+++ Source material +++

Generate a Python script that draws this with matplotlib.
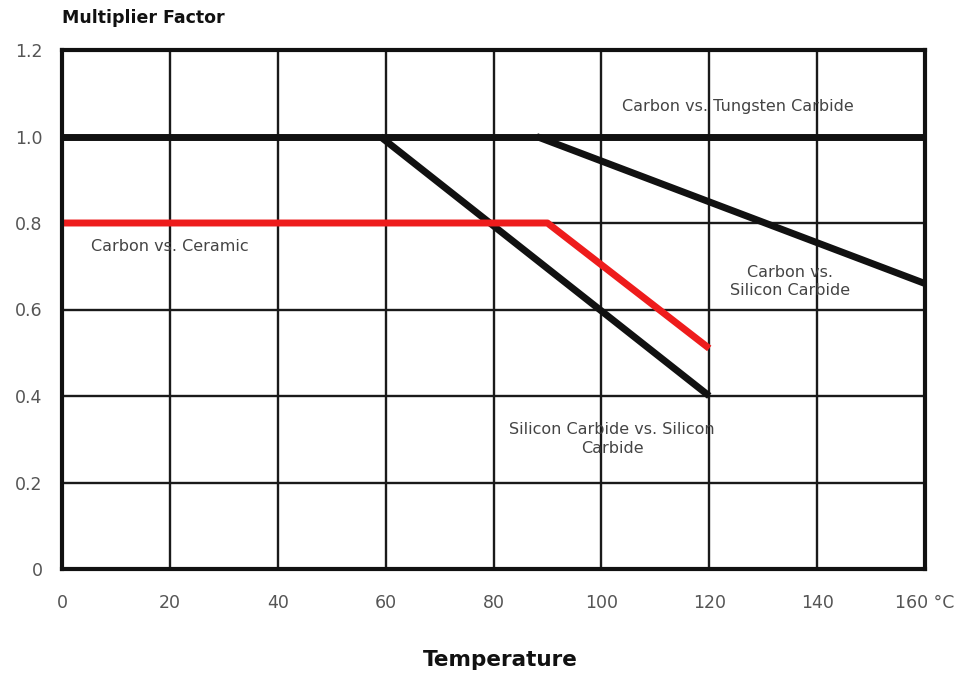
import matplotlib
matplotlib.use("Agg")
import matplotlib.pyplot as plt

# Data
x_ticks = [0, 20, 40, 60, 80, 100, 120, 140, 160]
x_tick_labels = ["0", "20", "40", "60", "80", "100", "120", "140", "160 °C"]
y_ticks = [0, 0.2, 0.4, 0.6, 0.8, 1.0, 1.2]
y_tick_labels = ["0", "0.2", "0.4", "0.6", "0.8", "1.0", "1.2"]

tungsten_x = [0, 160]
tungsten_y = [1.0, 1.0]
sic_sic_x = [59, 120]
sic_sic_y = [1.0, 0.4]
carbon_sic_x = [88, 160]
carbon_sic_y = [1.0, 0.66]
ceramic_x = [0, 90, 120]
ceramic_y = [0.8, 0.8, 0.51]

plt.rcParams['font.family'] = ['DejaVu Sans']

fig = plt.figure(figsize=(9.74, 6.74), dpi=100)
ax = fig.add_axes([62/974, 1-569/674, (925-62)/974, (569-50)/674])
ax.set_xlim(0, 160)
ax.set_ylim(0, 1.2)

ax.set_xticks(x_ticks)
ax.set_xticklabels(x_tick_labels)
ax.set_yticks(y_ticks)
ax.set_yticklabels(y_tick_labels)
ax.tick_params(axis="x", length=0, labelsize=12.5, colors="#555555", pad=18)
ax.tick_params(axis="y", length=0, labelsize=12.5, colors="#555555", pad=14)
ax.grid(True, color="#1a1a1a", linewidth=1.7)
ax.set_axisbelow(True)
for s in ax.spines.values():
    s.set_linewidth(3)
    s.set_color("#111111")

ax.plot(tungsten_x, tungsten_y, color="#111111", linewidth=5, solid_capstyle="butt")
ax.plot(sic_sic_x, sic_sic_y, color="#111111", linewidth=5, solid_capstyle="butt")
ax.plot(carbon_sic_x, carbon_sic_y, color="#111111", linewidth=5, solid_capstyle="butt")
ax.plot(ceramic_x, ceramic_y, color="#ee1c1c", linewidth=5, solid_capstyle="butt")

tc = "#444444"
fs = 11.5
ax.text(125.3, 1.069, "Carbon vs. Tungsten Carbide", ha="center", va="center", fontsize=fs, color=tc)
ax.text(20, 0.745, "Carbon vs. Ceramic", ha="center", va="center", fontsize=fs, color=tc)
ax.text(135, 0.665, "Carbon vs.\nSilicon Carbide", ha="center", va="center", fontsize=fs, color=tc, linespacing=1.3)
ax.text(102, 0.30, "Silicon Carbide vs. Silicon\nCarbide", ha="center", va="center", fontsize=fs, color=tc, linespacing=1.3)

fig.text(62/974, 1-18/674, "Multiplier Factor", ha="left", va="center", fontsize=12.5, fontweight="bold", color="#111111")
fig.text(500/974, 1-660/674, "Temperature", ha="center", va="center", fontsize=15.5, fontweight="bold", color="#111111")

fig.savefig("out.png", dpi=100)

+++

## Problem to work on:
Pick out each line that holds the string "matplotlib".

## Output:
Generate a Python script that draws this with matplotlib.
import matplotlib
matplotlib.use("Agg")
import matplotlib.pyplot as plt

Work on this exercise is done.